-- START OF TASK INPUT --
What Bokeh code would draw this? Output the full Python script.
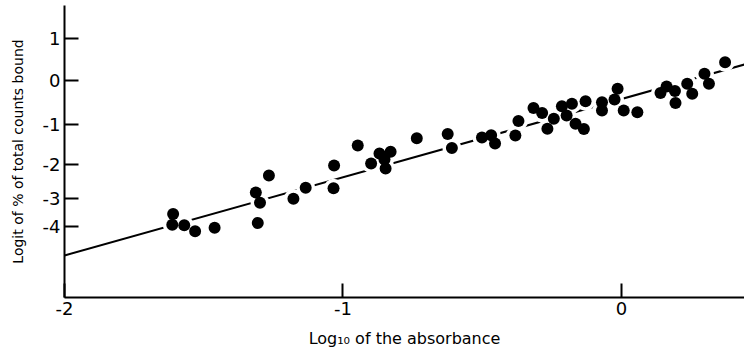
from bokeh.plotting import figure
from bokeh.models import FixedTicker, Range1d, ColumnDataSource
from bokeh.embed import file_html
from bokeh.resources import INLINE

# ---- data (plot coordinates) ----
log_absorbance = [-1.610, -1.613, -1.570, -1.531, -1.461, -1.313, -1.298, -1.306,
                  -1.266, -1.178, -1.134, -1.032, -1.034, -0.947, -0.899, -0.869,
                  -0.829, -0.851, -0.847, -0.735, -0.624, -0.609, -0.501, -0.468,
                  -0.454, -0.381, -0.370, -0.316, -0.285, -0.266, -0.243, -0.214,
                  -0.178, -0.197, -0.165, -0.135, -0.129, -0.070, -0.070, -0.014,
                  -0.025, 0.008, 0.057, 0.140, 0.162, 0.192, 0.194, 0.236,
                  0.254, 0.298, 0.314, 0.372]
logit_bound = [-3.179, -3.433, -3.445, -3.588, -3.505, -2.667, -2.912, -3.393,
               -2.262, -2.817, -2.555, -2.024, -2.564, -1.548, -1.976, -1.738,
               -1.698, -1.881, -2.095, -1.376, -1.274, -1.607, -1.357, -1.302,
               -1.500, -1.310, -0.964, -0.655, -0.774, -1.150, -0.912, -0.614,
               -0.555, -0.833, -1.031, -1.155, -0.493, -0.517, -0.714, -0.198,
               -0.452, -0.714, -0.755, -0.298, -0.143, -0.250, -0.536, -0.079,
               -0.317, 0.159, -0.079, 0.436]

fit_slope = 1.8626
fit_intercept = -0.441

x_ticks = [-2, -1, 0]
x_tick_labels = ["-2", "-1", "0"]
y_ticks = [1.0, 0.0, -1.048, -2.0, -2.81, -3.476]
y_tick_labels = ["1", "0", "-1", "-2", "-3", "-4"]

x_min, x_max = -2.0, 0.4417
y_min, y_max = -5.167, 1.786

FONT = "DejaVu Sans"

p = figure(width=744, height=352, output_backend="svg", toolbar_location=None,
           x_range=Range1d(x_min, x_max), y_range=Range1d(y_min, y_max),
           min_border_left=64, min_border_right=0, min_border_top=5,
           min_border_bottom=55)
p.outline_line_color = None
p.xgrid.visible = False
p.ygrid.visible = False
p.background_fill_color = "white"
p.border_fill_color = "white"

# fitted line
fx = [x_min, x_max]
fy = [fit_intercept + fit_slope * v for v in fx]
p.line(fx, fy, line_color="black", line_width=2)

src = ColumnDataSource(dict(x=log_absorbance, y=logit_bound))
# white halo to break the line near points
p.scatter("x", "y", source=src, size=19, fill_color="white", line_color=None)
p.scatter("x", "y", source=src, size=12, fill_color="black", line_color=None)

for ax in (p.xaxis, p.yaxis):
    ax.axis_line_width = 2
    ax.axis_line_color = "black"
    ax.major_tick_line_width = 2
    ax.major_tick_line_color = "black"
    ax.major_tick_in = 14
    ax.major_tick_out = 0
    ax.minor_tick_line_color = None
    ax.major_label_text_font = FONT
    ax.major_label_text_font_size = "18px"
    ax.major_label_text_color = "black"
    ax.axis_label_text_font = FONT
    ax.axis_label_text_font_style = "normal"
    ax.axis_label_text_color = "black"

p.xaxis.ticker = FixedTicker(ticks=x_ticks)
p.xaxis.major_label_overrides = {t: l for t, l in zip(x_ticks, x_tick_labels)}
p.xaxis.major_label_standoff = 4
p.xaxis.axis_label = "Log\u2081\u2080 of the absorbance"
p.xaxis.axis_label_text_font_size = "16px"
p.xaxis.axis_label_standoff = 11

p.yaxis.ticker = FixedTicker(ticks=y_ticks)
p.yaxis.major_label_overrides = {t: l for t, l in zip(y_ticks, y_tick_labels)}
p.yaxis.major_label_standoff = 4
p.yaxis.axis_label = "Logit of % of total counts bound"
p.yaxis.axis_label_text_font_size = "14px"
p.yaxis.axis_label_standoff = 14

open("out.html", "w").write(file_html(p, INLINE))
-- END OF TASK INPUT --
-- START OF TASK INPUT --
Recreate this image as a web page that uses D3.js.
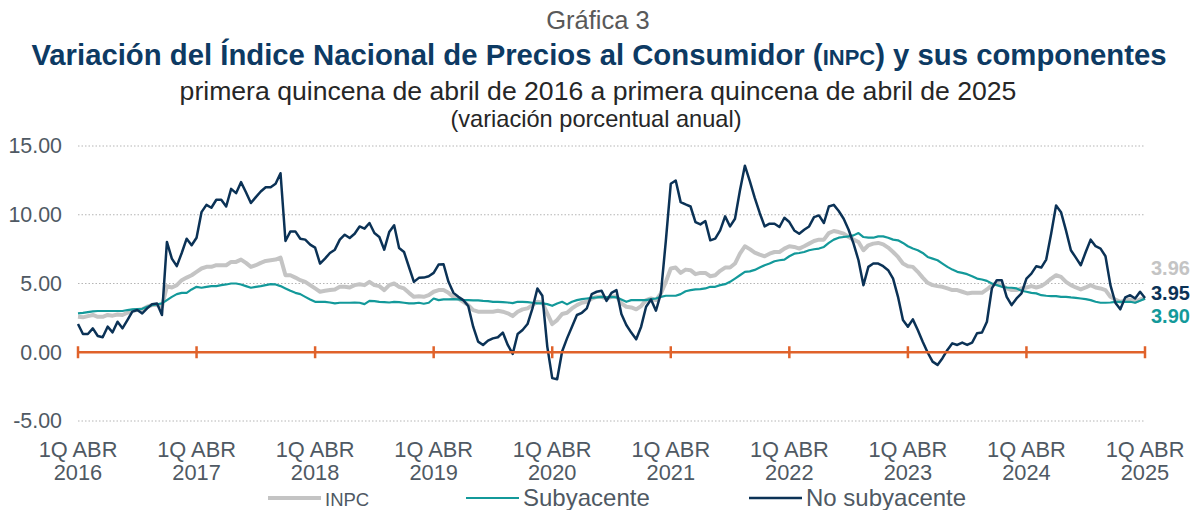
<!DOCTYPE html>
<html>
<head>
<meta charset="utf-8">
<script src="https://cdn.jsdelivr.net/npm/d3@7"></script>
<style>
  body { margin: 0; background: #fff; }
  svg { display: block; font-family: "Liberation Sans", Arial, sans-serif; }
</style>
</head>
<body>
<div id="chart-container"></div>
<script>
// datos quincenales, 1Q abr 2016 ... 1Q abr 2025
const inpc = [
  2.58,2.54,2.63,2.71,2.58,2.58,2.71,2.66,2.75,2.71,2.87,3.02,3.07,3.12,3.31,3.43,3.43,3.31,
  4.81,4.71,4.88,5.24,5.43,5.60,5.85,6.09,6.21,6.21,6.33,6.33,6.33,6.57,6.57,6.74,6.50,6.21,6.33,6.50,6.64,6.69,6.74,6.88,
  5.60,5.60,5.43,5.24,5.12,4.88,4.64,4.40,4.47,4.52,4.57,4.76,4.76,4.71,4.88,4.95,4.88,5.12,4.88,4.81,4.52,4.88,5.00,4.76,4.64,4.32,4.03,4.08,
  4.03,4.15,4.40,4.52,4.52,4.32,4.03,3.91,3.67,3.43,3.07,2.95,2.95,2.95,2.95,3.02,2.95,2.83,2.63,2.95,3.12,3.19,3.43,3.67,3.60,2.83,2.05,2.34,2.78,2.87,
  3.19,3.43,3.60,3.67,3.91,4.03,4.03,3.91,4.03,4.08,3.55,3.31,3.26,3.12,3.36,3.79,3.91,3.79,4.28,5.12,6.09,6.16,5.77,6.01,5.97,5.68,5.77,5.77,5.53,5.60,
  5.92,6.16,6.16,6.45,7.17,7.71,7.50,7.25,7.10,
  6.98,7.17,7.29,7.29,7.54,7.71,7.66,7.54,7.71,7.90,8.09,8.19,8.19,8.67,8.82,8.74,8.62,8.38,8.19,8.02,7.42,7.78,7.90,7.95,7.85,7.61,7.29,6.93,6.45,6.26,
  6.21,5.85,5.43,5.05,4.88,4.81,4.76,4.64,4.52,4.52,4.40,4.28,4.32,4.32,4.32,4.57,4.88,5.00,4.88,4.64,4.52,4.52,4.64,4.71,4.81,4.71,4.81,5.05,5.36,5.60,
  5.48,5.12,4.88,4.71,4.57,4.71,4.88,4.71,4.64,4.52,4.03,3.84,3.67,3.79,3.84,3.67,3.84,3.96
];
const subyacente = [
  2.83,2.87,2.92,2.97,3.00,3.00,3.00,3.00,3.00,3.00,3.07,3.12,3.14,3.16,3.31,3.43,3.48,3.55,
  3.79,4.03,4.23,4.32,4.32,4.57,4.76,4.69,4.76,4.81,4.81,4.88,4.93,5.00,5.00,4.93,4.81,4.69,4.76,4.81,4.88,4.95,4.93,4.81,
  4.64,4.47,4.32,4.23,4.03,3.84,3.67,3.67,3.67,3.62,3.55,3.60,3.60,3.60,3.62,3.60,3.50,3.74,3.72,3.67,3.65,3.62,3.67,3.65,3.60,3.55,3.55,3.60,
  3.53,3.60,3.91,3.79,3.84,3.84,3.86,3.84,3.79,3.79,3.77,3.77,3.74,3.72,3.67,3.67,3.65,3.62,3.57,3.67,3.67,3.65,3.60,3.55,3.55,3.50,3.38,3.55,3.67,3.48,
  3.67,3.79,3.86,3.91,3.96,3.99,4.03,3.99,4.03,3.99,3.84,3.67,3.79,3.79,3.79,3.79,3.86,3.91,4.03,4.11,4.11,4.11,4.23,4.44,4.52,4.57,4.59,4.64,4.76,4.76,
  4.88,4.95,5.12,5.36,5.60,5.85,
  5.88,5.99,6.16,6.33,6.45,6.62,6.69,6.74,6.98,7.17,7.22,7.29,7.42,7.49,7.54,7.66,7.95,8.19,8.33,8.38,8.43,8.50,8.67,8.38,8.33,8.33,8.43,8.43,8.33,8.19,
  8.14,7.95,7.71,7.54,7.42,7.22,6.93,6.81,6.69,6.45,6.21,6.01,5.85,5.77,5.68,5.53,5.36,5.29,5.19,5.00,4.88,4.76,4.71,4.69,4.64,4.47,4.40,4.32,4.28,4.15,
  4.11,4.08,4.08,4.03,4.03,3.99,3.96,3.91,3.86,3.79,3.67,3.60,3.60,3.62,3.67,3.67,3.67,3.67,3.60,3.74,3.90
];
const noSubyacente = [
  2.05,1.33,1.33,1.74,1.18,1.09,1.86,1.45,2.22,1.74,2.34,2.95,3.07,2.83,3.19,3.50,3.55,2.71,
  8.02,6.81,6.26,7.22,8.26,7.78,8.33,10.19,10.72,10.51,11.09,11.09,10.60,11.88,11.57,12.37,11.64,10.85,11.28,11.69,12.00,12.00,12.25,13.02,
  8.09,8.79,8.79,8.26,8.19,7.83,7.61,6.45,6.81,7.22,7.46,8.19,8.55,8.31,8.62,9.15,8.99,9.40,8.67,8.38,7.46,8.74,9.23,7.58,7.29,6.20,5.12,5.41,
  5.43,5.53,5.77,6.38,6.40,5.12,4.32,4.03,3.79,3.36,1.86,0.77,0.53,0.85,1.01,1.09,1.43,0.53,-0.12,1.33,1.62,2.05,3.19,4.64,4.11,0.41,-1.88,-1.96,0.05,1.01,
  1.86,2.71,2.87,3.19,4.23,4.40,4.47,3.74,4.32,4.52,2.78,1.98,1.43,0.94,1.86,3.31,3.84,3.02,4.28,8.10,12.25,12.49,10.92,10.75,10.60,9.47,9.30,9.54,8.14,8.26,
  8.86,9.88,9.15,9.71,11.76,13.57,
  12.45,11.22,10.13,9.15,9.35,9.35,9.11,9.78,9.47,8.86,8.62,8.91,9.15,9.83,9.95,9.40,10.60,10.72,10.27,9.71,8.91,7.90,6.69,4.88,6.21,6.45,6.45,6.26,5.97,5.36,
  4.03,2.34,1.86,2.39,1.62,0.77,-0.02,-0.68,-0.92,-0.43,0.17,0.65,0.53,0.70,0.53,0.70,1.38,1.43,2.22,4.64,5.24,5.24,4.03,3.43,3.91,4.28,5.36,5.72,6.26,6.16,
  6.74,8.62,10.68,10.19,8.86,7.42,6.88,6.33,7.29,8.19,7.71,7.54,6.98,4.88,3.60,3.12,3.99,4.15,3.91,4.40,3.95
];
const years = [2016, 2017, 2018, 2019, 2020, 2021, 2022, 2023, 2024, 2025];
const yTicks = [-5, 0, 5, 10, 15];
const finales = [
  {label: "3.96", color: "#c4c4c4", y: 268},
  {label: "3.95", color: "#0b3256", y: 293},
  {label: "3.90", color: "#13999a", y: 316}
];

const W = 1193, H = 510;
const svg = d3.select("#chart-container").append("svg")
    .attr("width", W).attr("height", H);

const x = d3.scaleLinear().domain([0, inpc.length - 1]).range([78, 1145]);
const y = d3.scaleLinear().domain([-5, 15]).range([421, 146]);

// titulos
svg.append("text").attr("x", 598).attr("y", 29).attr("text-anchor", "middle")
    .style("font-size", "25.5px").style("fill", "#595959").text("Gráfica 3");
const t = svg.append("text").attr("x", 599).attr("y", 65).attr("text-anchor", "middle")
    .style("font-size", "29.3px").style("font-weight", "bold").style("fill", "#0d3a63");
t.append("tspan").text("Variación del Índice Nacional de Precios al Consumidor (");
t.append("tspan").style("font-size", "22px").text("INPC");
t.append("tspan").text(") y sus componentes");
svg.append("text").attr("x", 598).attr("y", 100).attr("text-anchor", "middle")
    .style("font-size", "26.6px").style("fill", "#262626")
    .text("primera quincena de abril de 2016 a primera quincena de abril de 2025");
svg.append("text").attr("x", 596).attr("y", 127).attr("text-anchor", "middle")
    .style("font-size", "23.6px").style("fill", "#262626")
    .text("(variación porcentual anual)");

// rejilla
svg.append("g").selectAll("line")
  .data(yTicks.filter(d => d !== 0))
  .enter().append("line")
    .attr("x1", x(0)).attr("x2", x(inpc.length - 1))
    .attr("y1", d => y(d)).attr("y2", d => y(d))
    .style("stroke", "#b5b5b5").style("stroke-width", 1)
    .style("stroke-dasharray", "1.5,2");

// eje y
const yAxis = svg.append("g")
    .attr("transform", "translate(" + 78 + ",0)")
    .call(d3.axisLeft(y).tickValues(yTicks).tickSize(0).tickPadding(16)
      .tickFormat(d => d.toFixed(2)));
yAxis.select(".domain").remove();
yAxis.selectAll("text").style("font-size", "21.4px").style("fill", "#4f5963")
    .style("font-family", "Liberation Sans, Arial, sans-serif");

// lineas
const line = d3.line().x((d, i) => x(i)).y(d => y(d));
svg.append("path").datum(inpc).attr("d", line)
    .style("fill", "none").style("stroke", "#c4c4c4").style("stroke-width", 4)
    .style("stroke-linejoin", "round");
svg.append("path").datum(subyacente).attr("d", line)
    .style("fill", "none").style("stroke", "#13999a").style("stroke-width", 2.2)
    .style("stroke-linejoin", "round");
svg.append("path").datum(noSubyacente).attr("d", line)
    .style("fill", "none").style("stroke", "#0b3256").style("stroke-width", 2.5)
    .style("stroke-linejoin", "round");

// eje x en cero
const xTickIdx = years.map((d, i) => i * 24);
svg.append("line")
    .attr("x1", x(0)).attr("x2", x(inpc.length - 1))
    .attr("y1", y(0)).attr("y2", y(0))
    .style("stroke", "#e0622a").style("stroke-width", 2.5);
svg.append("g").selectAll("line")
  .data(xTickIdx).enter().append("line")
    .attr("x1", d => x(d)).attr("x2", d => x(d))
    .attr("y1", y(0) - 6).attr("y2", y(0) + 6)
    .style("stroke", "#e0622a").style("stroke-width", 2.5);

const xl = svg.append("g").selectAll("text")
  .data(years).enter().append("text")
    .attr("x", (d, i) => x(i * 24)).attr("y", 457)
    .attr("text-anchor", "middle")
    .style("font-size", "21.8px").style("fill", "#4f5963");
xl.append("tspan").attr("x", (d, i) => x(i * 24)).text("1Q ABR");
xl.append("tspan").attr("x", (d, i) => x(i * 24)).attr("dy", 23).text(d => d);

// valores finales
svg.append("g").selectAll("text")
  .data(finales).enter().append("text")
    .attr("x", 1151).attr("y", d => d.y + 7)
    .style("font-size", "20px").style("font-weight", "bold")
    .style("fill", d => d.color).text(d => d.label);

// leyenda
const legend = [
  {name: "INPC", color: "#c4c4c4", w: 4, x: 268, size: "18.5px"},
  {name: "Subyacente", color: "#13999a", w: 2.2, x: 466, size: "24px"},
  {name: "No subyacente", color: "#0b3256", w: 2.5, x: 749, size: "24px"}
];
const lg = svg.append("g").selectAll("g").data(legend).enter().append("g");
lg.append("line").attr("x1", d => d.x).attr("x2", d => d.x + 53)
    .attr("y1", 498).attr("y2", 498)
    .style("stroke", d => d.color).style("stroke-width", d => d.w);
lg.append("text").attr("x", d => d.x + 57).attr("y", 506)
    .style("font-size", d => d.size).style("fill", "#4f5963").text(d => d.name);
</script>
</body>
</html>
-- END OF TASK INPUT --
**WHAT TO WORK ON:** Quote the lines above exactly, starting with the one that has "What Bokeh code" and ending with the one that has "from bokeh.resources import INLINE"; drop the pictures and include nothing else.

**EXERCISE ANSWER:**
What Bokeh code would draw this? Output the full Python script.
from bokeh.plotting import figure
from bokeh.models import FixedTicker, Range1d, ColumnDataSource
from bokeh.embed import file_html
from bokeh.resources import INLINE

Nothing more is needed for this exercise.